Genotoxicity of Natural and Anthropogenic Agents
The Ministry of Science, Education and Sports of the Republic of Croatia (2002-2006)
Principal Investigator: Vilena Kašuba
In last few decades, the number and quantity of toxic agents, which are threat to the environment, was rashly increased with the development of industry. Consequently humans are exposed to them directly or by nourishment.
It is long appreciated that environmental mutagens can have clastogenicand/or aneugenic activities. The event, which irreversibly affects the cell-integrity, is double-strand break (DSB) of the DNA molecule. DNA DSBs may arise either spontaneously during cellular processes or as a result of exposure to DNA-damaging agents such as ionizing radiation, or chemical agents.

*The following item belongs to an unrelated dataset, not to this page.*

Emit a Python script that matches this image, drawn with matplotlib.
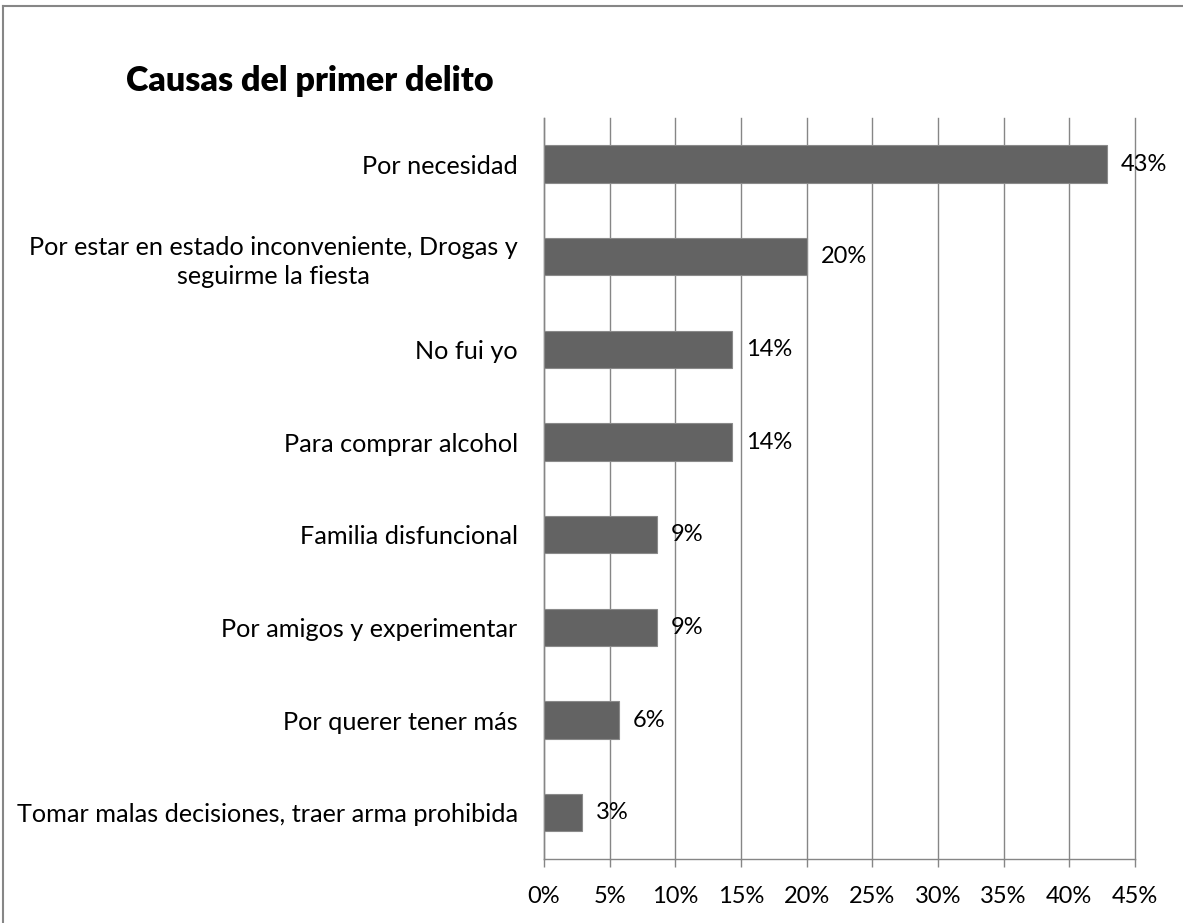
import matplotlib.pyplot as plt
from matplotlib.lines import Line2D

# data (share of answers, %)
causas = [
    "Por necesidad",
    "Por estar en estado inconveniente, Drogas y\nseguirme la fiesta",
    "No fui yo",
    "Para comprar alcohol",
    "Familia disfuncional",
    "Por amigos y experimentar",
    "Por querer tener más",
    "Tomar malas decisiones, traer arma prohibida",
]
porcentajes = [42.86, 20.0, 14.29, 14.29, 8.57, 8.57, 5.71, 2.86]
etiquetas = ["43%", "20%", "14%", "14%", "9%", "9%", "6%", "3%"]
ticks_x = [0, 5, 10, 15, 20, 25, 30, 35, 40, 45]

plt.rcParams['font.family'] = ['Lato', 'DejaVu Sans']

fig = plt.figure(figsize=(11.83, 9.23), dpi=100)
ax = fig.add_axes([0.4599, 0.0693, 0.4995, 0.8032])

pos = list(range(len(causas)))
ax.barh(pos, porcentajes, height=0.4, color="#636363", edgecolor="#8a8a8a",
        linewidth=0.8, zorder=3)
ax.set_ylim(len(causas) - 0.5, -0.5)
ax.set_xlim(0, 45)

# data labels
for p, v, t in zip(pos, porcentajes, etiquetas):
    ax.annotate(t, (v, p), xytext=(10, 0), textcoords="offset points",
                ha="left", va="center", fontsize=17, color="black", zorder=4)

ax.set_yticks(pos)
ax.set_yticklabels(causas, fontsize=18.2, multialignment="center",
                   linespacing=1.35)
ax.tick_params(axis="y", length=0, pad=19)

ax.set_xticks(ticks_x)
ax.set_xticklabels([f"{t}%" for t in ticks_x], fontsize=17)
ax.tick_params(axis="x", length=5.5, width=1.0, color="#868686", pad=14)

ax.grid(axis="x", color="#868686", linewidth=1.0, zorder=1)
for gl in ax.get_xgridlines():
    gl.set_clip_on(False)
for s in ["top", "right"]:
    ax.spines[s].set_visible(False)
for s in ["left", "bottom"]:
    ax.spines[s].set_color("#868686")
    ax.spines[s].set_linewidth(1.0)

fig.text(310 / 1183, 1 - 81 / 923, "Causas del primer delito", fontsize=24.5,
         fontweight="heavy", ha="center", va="center")

# outer border of the chart area
fig.add_artist(Line2D([3 / 1183, 3 / 1183], [-0.1, 1 - 6 / 923],
                      transform=fig.transFigure, color="#868686", linewidth=1.5))
fig.add_artist(Line2D([3 / 1183, 1.1], [1 - 6 / 923, 1 - 6 / 923],
                      transform=fig.transFigure, color="#868686", linewidth=1.5))

fig.savefig("out.png", dpi=100, facecolor="white")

It is widely accepted that nonrepaired or misrepaired DSB are the main lesions leading to the production of chromosomal aberrations, mutagenesis,oncogenic transformation, and cell death. Studies focusing on this relationship, as well as the possible modulation of DNA repair mechanisms, are currently of major interest. Great characters in these studies have methods that insure quick results with small quantity of the test material. Mutagen effects of ionizing radiation, heavy metals, and some organic combinations present in human environment and work-places, will be studied in human peripheral blood lymphocytes, rat reticulocytes, and in animal cell-cultures.
In our investigations we will use the following methods: comet assay, chromosomal aberration analysis, sister chromatid exchange analysis, micronucleus assay in cytochalasin B blocked human lymphocytes, rat bone-marrow and peripheral blood reticulocytes, and LDH (lactat-dehydrogenase) colorimetric determination in cell culture medium (as a result of the cell membrane damage because of activity of different environmental and professional agents). The results should contribute to better understanding of effects of agents from environment to a genome and cell membrane, and, consequently, to organization and protection exposed subjects.
Genotoxic effects, ionizing radiation, chemical agents, chromosome aberrations, micronucleus assay, sister chromatid exchange, alkali-gel electrophoresis- comet assay, cell membrane.